- Photonics Research
- Vol. 10, Issue 9, 2081 (2022)
Abstract
1. INTRODUCTION
Photonic integrated circuit (PIC) technology powers the modern internet, enabling video conferences, data analytics, and cloud-based services [1,2]. A sustained reduction in size and costs for PICs is also enabling game-changing innovations in a host of new sectors, such as sensing [3] and information processing [4]. Silicon photonics, which leverages the developed technologies in CMOS manufacturing, has been developed in both academia and industry, providing a low-cost platform for compact and low-loss photonic integration [5]. However, since making on-chip light sources out of silicon is still a long way from being practical due to its indirect bandgap [6], reliable integration of III-V gain materials into the silicon photonics platform at the wafer level is an essential requirement for future silicon photonics products.

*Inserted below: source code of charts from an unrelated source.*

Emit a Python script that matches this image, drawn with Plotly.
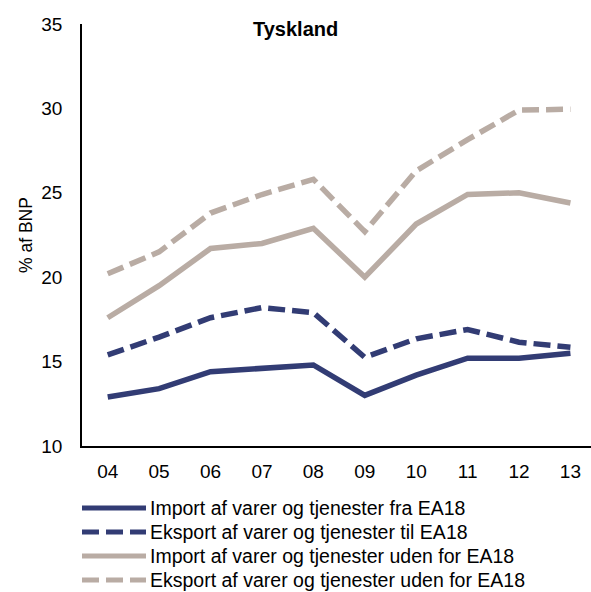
import plotly.graph_objects as go

years = ["04", "05", "06", "07", "08", "09", "10", "11", "12", "13"]
import_ea18 = [12.9, 13.4, 14.4, 14.6, 14.8, 13.0, 14.2, 15.2, 15.2, 15.5]
eksport_ea18 = [15.4, 16.45, 17.6, 18.2, 17.9, 15.25, 16.35, 16.9, 16.15, 15.85]
import_uden = [17.6, 19.5, 21.7, 22.0, 22.9, 20.0, 23.15, 24.9, 25.0, 24.4]
eksport_uden = [20.2, 21.5, 23.8, 24.9, 25.8, 22.7, 26.3, 28.15, 29.9, 29.95]
series_names = [
    "Import af varer og tjenester fra EA18",
    "Eksport af varer og tjenester til EA18",
    "Import af varer og tjenester uden for EA18",
    "Eksport af varer og tjenester uden for EA18",
]
y_ticks = [10, 15, 20, 25, 30, 35]

NAVY = "#323C74"
TAN = "#B9ACA4"
DASH = "17px,7px"
FONT = "Liberation Sans, Arial, sans-serif"

W, H = 591, 592
L, T, B = 82, 24, 146
PW = W - L
PH = H - T - B

styles = [(NAVY, "solid"), (NAVY, DASH), (TAN, "solid"), (TAN, DASH)]
data = [import_ea18, eksport_ea18, import_uden, eksport_uden]

fig = go.Figure()
for name, vals, (col, dash) in zip(series_names, data, styles):
    fig.add_trace(go.Scatter(
        x=list(range(len(years))), y=vals, mode="lines", name=name,
        line=dict(color=col, width=5.5, dash=dash), showlegend=False,
        hoverinfo="skip",
    ))

def px_x(p):
    return (p - L) / PW

def px_y(p):
    return (T + PH - p) / PH

shapes = []
annotations = []
rows = [508, 532, 556, 580]
for (col, dash), name, ry in zip(styles, series_names, rows):
    shapes.append(dict(type="line", xref="paper", yref="paper",
                       x0=px_x(82), x1=px_x(146), y0=px_y(ry), y1=px_y(ry),
                       line=dict(color=col, width=5, dash=dash)))
    annotations.append(dict(xref="paper", yref="paper", x=px_x(148), y=px_y(ry),
                            xanchor="left", yanchor="middle", text=name, showarrow=False,
                            font=dict(family=FONT, size=19.5, color="#000")))

annotations.append(dict(xref="paper", yref="paper", x=px_x(295), y=px_y(29),
                        xanchor="center", yanchor="middle", text="<b>Tyskland</b>",
                        showarrow=False, font=dict(family=FONT, size=20, color="#000")))

fig.update_layout(
    width=W, height=H,
    margin=dict(l=L, r=0, t=T, b=B, pad=0),
    paper_bgcolor="white", plot_bgcolor="white",
    font=dict(family=FONT, size=19, color="#000"),
    shapes=shapes, annotations=annotations,
    xaxis=dict(
        range=[-0.5, 9.4], tickmode="array", tickvals=list(range(len(years))),
        ticktext=years, showgrid=False, zeroline=False, showline=True,
        linecolor="#000", linewidth=1.5, ticks="", ticklabelstandoff=7,
        tickfont=dict(family=FONT, size=19), automargin=False,
    ),
    yaxis=dict(
        range=[10, 35], tickvals=y_ticks, showgrid=False, zeroline=False,
        showline=True, linecolor="#000", linewidth=1.5, ticks="",
        ticklabelstandoff=14, tickfont=dict(family=FONT, size=19), automargin=False,
        title=dict(text="% af BNP", font=dict(family=FONT, size=17.5), standoff=4),
    ),
)

fig.write_html(
    "out.html",
    config={"displayModeBar": False},
    post_script="document.body.style.margin='0';document.body.style.overflow='hidden';",
)
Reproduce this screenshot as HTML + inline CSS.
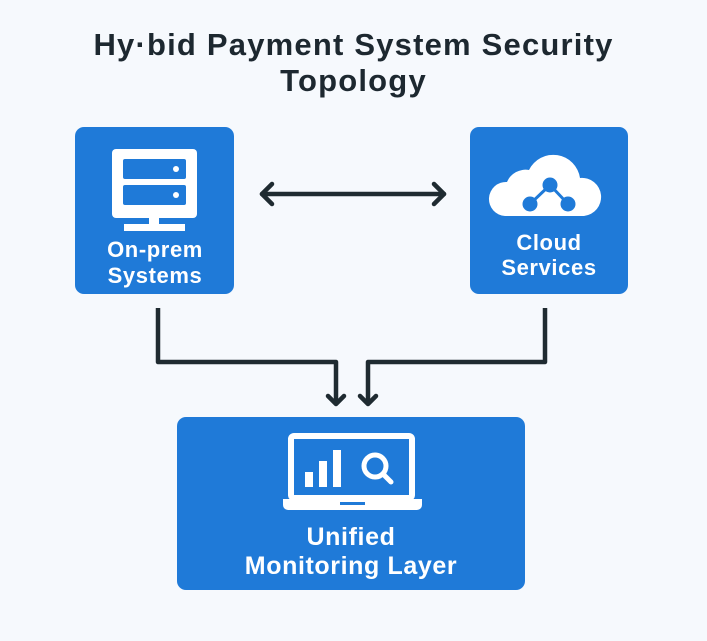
<!DOCTYPE html>
<html><head><style>
body{margin:0;width:707px;height:641px;background:#f6f9fd;font-family:"Liberation Sans",sans-serif;overflow:hidden;position:relative}
.t{position:absolute;left:0;width:707px;text-align:center;font-weight:bold;color:#1d2830;font-size:31px;letter-spacing:1.2px}
</style></head><body>
<div class="t" style="top:27px">Hy·bid Payment System Security</div>
<div class="t" style="top:63px">Topology</div>
<svg width="707" height="641" style="position:absolute;left:0;top:0">
<g fill="#1f7ad8">
<rect x="75" y="127" width="159" height="167" rx="9"/>
<rect x="470" y="127" width="158" height="167" rx="9"/>
<rect x="177" y="417" width="348" height="173" rx="9"/>
</g>
<g stroke="#1f2b31" stroke-width="4.5" fill="none" stroke-linecap="round" stroke-linejoin="round">
<line x1="262" y1="194" x2="444" y2="194"/>
<polyline points="272,184 262,194 272,204"/>
<polyline points="434,184 444,194 434,204"/>
<polyline points="158,308 158,362 336,362 336,404" stroke-linecap="butt"/>
<polyline points="328,396 336,404 344,396"/>
<polyline points="545,308 545,362 368,362 368,404" stroke-linecap="butt"/>
<polyline points="360,396 368,404 376,396"/>
</g>
<g fill="#fff">
<rect x="112" y="149" width="85" height="69" rx="4"/>
<rect x="149" y="218" width="10" height="9"/>
<rect x="124" y="224" width="61" height="7"/>
</g>
<g fill="#1f7ad8">
<rect x="123" y="159" width="63" height="20" rx="2"/>
<rect x="123" y="185" width="63" height="20" rx="2"/>
</g>
<g fill="#fff"><circle cx="176" cy="169" r="3"/><circle cx="176" cy="195" r="3"/></g>
<path d="M505 216 a17 17 0 0 1 2 -34 a20 20 0 0 1 22 -12 a27 27 0 0 1 51 8 a17 17 0 0 1 4 38 z" fill="#fff"/>
<g stroke="#1f7ad8" stroke-width="3" fill="#1f7ad8">
<line x1="550" y1="185" x2="530" y2="204"/><line x1="550" y1="185" x2="568" y2="204"/>
<circle cx="550" cy="185" r="6"/><circle cx="530" cy="204" r="6"/><circle cx="568" cy="204" r="6"/>
</g>
<rect x="291" y="436" width="121" height="62" rx="3" fill="none" stroke="#fff" stroke-width="6"/>
<path d="M283 499 H422 V505 a5 5 0 0 1 -5 5 H288 a5 5 0 0 1 -5 -5 z" fill="#fff"/>
<rect x="340" y="502" width="25" height="3" fill="#1f7ad8"/>
<g fill="#fff"><rect x="305" y="472" width="8" height="15"/><rect x="319" y="461" width="8" height="26"/><rect x="333" y="450" width="8" height="37"/></g>
<circle cx="375" cy="466" r="11" fill="none" stroke="#fff" stroke-width="5"/>
<line x1="383" y1="474" x2="391" y2="482" stroke="#fff" stroke-width="5" stroke-linecap="round"/>
<g fill="#fff" font-family="Liberation Sans,sans-serif" font-size="22" font-weight="bold" letter-spacing="0.6" text-anchor="middle">
<text x="155" y="257">On-prem</text><text x="155" y="283">Systems</text>
<text x="549" y="250">Cloud</text><text x="549" y="275">Services</text>
<text x="351" y="545" font-size="25">Unified</text><text x="351" y="574" font-size="25">Monitoring Layer</text>
</g>
</svg>
</body></html>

Over the past decade, intensive efforts have been made to facilitate III-V-on-silicon devices; e.g., semiconductor optical amplifiers (SOAs) [7,8], photodetectors [9,10], and lasers [11,12], using different approaches that include hetero-epitaxial growth [13,14], flip-chip integration [15,16], and die/wafer-to-wafer bonding [17,18]. In recent years, microtransfer printing (μTP) technology appeared as a newcomer in the field of heterogenous integration [19]. By parallel transfer printing prefabricated micron-sized III-V components onto the silicon PICs, μTP combines the advantages of flip-chip integration (pretesting of the III-V devices) and wafer bonding (high throughput integration) [20] without disturbing the backend flow of silicon photonics, paving a promising way toward efficient wafer-scale III-V-on-silicon integration. The
Vertical couplers that complete the optical power transfer between the III-V and silicon layers are the key components for heterogeneously integrated devices. Through slow changes in geometry, adiabatic couplers can achieve high alignment tolerance, yet at the cost of large footprint (e.g., about 500 μm each pair in Ref. [23]), being prohibitively long for complex PICs that incorporate a large number of active components. This is particularly pronounced for applications such as large-scale optical switch fabrics [24,25] and optical information processors [26,27], where massive arrays of III-V components are densely integrated at the chip level. Alternatively, resonant couplers based on the periodic mode beating feature compact lengths, but are rather intolerant to misalignments or fabrication variations [28,29]. Therefore, a new coupler design that combines the high alignment tolerance of adiabatic couplers and the compactness of resonant couplers is desired.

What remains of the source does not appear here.